In article <[email protected]>, Andy Davidson <[email protected]> writes


Tunnels all over the place seems like the only way it'd even be halfway practical. It's more-or-less how phone number portability works anyway, from what (little) I know.
I don't know about the USA, but in the UK it's done with something similar to DNS. The telephone system looks up the first N digits of the number to determine the operator it was first issued to. And places a query to them. That either causes the call to be accepted and routed, or they get an answer back saying "sorry, that number has been ported to operator FOO-TEL, go ask them instead".

Not quite, the simplistic overview is that operators have an obligation to offer porting wherever practical, so operate ports on a accept-then-forward principal. If I port my number from CarrierA to CarrierB, then my calls still pass through A's switch, who transits the call to B without charging the end user.

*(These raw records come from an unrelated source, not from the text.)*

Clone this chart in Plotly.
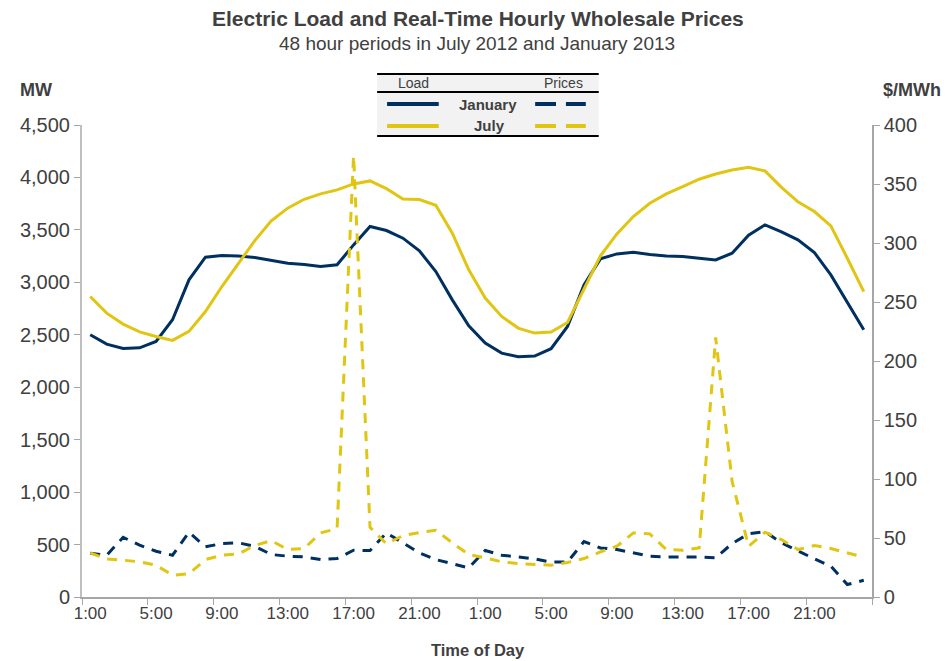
import plotly.graph_objects as go

# ---- data ----
hours = list(range(48))  # hourly periods, 1:00 day 1 .. 24:00 day 2

january_load = [2500, 2411, 2370, 2376, 2436, 2643, 3024, 3240, 3255, 3252, 3236, 3208,
                3183, 3170, 3150, 3167, 3357, 3532, 3494, 3421, 3300, 3103, 2833, 2585,
                2421, 2325, 2290, 2297, 2367, 2579, 2976, 3224, 3271, 3287, 3265, 3252,
                3246, 3230, 3214, 3278, 3449, 3548, 3481, 3405, 3284, 3071, 2808, 2548]

july_load = [2865, 2706, 2602, 2528, 2484, 2446, 2532, 2722, 2960, 3183, 3398, 3586,
             3707, 3792, 3843, 3881, 3938, 3967, 3893, 3795, 3789, 3735, 3468, 3119,
             2850, 2675, 2564, 2516, 2526, 2617, 2929, 3252, 3462, 3627, 3754, 3843,
             3913, 3983, 4033, 4071, 4097, 4062, 3906, 3767, 3675, 3538, 3230, 2912]

january_price = [37.1, 35.4, 50.6, 43.9, 38.8, 35.4, 54.9, 42.5, 45.3, 45.9, 43.0, 36.0,
                 34.6, 34.0, 31.7, 32.6, 39.6, 39.4, 54.3, 45.9, 37.4, 31.7, 28.1, 24.7,
                 39.4, 35.4, 34.0, 32.3, 29.6, 29.6, 47.0, 41.6, 40.2, 37.4, 34.6, 34.0,
                 34.3, 34.0, 33.2, 45.3, 53.5, 55.4, 45.9, 38.8, 32.3, 26.1, 10.6, 14.2]

july_price = [37.4, 32.3, 31.2, 29.8, 26.9, 18.5, 19.6, 31.7, 35.4, 36.5, 43.6, 47.8,
              40.2, 41.1, 54.3, 58.0, 374.0, 59.0, 45.0, 52.1, 54.6, 56.6, 45.9, 36.0,
              33.2, 29.8, 28.4, 27.5, 26.9, 29.2, 32.6, 38.2, 43.0, 54.3, 53.5, 40.2,
              39.6, 41.6, 220.0, 98.0, 43.0, 54.9, 48.7, 40.2, 43.6, 41.1, 37.7, 33.7]

tick_positions = [0, 4, 8, 12, 16, 20, 24, 28, 32, 36, 40, 44]
tick_labels = ["1:00", "5:00", "9:00", "13:00", "17:00", "21:00",
               "1:00", "5:00", "9:00", "13:00", "17:00", "21:00"]

# ---- styles ----
NAVY = "#003060"
YELLOW = "#e0c512"
TEXT = "#404040"
AXIS = "#a6a6a6"
FONT = "Liberation Sans, Arial, sans-serif"

OFF = 8  # default page body margin
W, H = 949 - OFF, 661 - OFF
# plot area in page pixels
L, R, T, B = 77, 872, 125, 597.5


def px(x):
    return (x - L) / (R - L)


def py(y):
    return (B - y) / (B - T)


fig = go.Figure()
fig.add_trace(go.Scatter(x=hours, y=january_load, mode="lines", name="January load",
                         line=dict(color=NAVY, width=3)))
fig.add_trace(go.Scatter(x=hours, y=july_load, mode="lines", name="July load",
                         line=dict(color=YELLOW, width=3)))
fig.add_trace(go.Scatter(x=hours, y=january_price, mode="lines", name="January prices",
                         yaxis="y2", line=dict(color=NAVY, width=3, dash="10px,8px")))
fig.add_trace(go.Scatter(x=hours, y=july_price, mode="lines", name="July prices",
                         yaxis="y2", line=dict(color=YELLOW, width=3, dash="10px,8px")))

fig.update_layout(
    width=W, height=H,
    margin=dict(l=L - OFF, r=OFF + W - R, t=T - OFF, b=OFF + H - B, pad=0),
    paper_bgcolor="white", plot_bgcolor="white",
    showlegend=False,
    font=dict(family=FONT, color=TEXT),
    xaxis=dict(range=[-0.5, 47.5], tickmode="array", tickvals=tick_positions,
               ticktext=tick_labels, ticks="", showgrid=False, zeroline=False,
               showline=True, linecolor=AXIS, linewidth=1.5,
               tickfont=dict(size=17, color=TEXT, family=FONT),
               minor=dict(tick0=-0.5, dtick=4, ticks="outside", ticklen=6,
                          tickcolor=AXIS, tickwidth=1, showgrid=False)),
    yaxis=dict(range=[0, 4500], dtick=500, tickformat=",", showgrid=False,
               zeroline=False, showline=True, linecolor="#bfbfbf", linewidth=2,
               ticks="outside", ticklen=6, tickcolor=AXIS,
               tickfont=dict(size=20, color=TEXT, family=FONT)),
    yaxis2=dict(range=[0, 400], dtick=50, overlaying="y", side="right",
                showgrid=False, zeroline=False, showline=True, linecolor=AXIS,
                linewidth=1.5, ticks="outside", ticklen=6, tickcolor=AXIS,
                tickfont=dict(size=20, color=TEXT, family=FONT)),
)

ann = []


def text(x, y, s, size, bold=False, xanchor="center"):
    ann.append(dict(x=px(x), y=py(y), xref="paper", yref="paper", text=f"<b>{s}</b>" if bold else s,
                    showarrow=False, xanchor=xanchor, yanchor="middle",
                    font=dict(size=size, color=TEXT, family=FONT)))


text(476, 18, "Electric Load and Real-Time Hourly Wholesale Prices", 21, bold=True)
text(474, 43, "48 hour periods in July 2012 and January 2013", 19)
text(31, 90, "MW", 18, bold=True)
text(912, 90, "$/MWh", 18, bold=True)
text(476, 651, "Time of Day", 16.5, bold=True)

# legend table
text(411, 83, "Load", 14)
text(562, 83, "Prices", 14)
text(486, 104, "January", 15, bold=True)
text(487, 126, "July", 15, bold=True)

shapes = [
    dict(type="rect", xref="paper", yref="paper", x0=px(374), x1=px(597), y0=py(74), y1=py(136),
         fillcolor="#f2f2f2", line=dict(width=0), layer="below"),
    dict(type="line", xref="paper", yref="paper", x0=px(374), x1=px(597), y0=py(74), y1=py(74),
         line=dict(color="black", width=2)),
    dict(type="line", xref="paper", yref="paper", x0=px(374), x1=px(597), y0=py(92), y1=py(92),
         line=dict(color="black", width=2)),
    dict(type="line", xref="paper", yref="paper", x0=px(374), x1=px(597), y0=py(136), y1=py(136),
         line=dict(color="black", width=2)),
    dict(type="line", xref="paper", yref="paper", x0=px(384), x1=px(436), y0=py(104), y1=py(104),
         line=dict(color=NAVY, width=4)),
    dict(type="line", xref="paper", yref="paper", x0=px(384), x1=px(436), y0=py(126), y1=py(126),
         line=dict(color=YELLOW, width=4)),
]
for yy, col in [(104, NAVY), (126, YELLOW)]:
    for a, b in [(533, 554), (564, 584)]:
        shapes.append(dict(type="line", xref="paper", yref="paper", x0=px(a), x1=px(b),
                           y0=py(yy), y1=py(yy), line=dict(color=col, width=4)))

fig.update_layout(annotations=ann, shapes=shapes)
fig.write_html("out.html")
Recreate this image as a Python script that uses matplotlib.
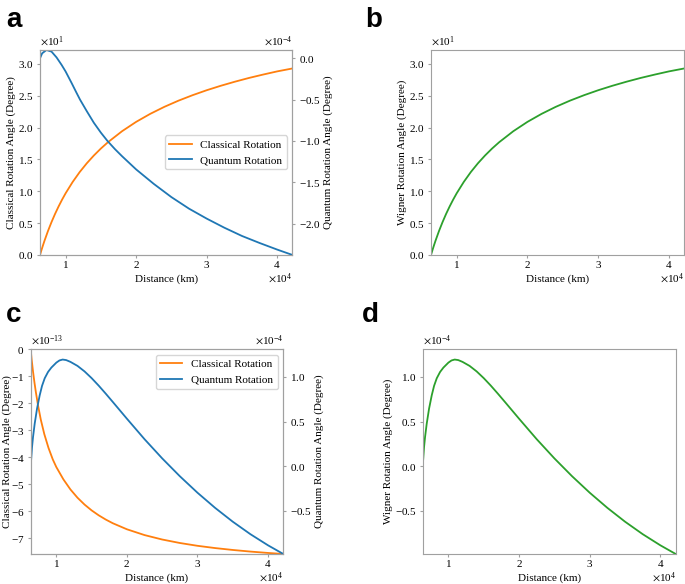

For the benefit of completeness, the regulator has mandated that this situation must change, as CarrierB's inward-port customers are not protected from the technical or commercial failure of CarrierA. The industry [www.ukporting.com] has responded and is building a framework to support all-call-query style lookups to handle number ports.

Apologies, I should have made it clear that I was following up the remark about cellphone number portability. Described in 2002 (at the beginning of the discussion about migrating to the new system that's currently still being built):


"To deliver a call a routing enquiry is made to a Home Location Register (HLR) to determine where the subscriber is located and to obtain a routing number. The solution for mobile number portability, known as the Signalling Relay Function (SRF), is that the donor network sends the routing enquiry signal addressed to a ported number to the appropriate recipient network for treatment. In this way the recipient network can provide the routing number to complete the call."

Although that is also apparently known as "onward routing", even though the subsequent call traffic isn't routed onwards.